Jenkins wasn't the only one—earlier, in the 1920s, Horace Mann Bond, who taught at a historically Black college, found very high scoring Black children in his research as well. Twenty-six percent of his sample, which included Black children from a variety of socio-economic groups, scoring above 130 IQ (Bond, 1927). Bond used only Black examiners in order to maintain rapport with the children. And there were others. Lillian Steele Proctor, a social work student, studied gifted Black children from the segregated schools of Washington, DC, testing them first with a group IQ test, then selecting 219 of them for individual Stanford-Binets. She did not individually test all 219; she stopped when she had identified 30 of them, the minimum number required for her master’s thesis. Four of these children tested above 160 IQ.    

This groundbreaking early research on gifted African-American children was essentially marginalized in the larger field of the psychology and education of the gifted, partly because of racism and partly because some of the studies were only published in Black journals. 

Jene LeBlanc and I published an article in Roeper Review about the research some of these early Black pioneers in the field undertook, “Forgotten Pioneers in the Study of Gifted African-Americans” (Kearney & LeBlanc, 1993). I have read all of the original research studies, and they are comparable in content and methodology and rigor to the studies of gifted children by White researchers of the same era.

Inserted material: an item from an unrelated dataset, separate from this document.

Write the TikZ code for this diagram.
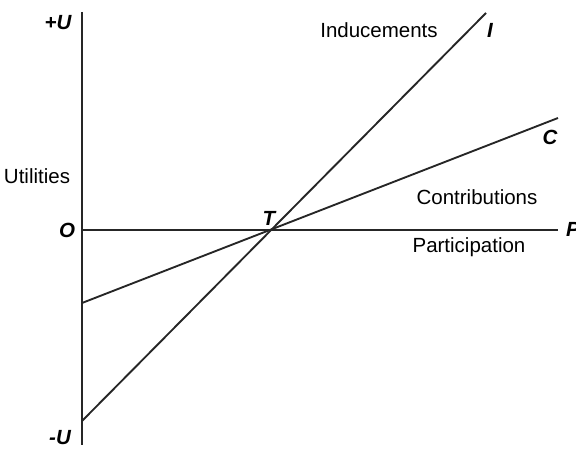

By the mid-1930s, when Leta Hollingworth started Rapid Learner classes at the Speyer School as an experimental program under the auspices of a partnership between Teachers College and the New York City Board of Education, neither the college nor the NYC Board of Education wanted to have a multicultural class. Hollingworth insisted that the class population represent as many of the ethnic and racial groups in New York City at the time as possible. She visited schools “in poor and immigrant sections of New York” because “she realized she was not reaching some of the racial and ethnic groups of the city, among whom she was sure that high IQ children existed” (Rudnitski, 1996, p. 2) and even spent time visiting the homes of families reluctant to send their children to Speyer School. Eventually, children from at least 23 different ethnic groups were identified, including Black and Hispanic children and immigrant children. Each child was tested individually. It was a matter of actively looking for them (as it is today). It was the first deliberately multicultural class in the history of gifted education.

Among the children in the class, one girl of Japanese ancestry ended up in an internment camp during World War II. An African-American child, Walter Wallace, was too poor to pay for the subway tokens to get back and forth to Speyer School each day. Hollingworth left a bowl of nickels on her desk for Walter and for any other child who did not have transportation money, and they were to take two nickels each day to pay for their subway fare home that day and back to school the next morning (Willard White, personal communication). Wallace eventually achieved his doctorate, and became a professor of sociology at Princeton University. He served as advisor to Michelle Robinson Obama, and signed off on her master's thesis: “Princeton Educated Blacks and the Black Community” (Robinson, 1985).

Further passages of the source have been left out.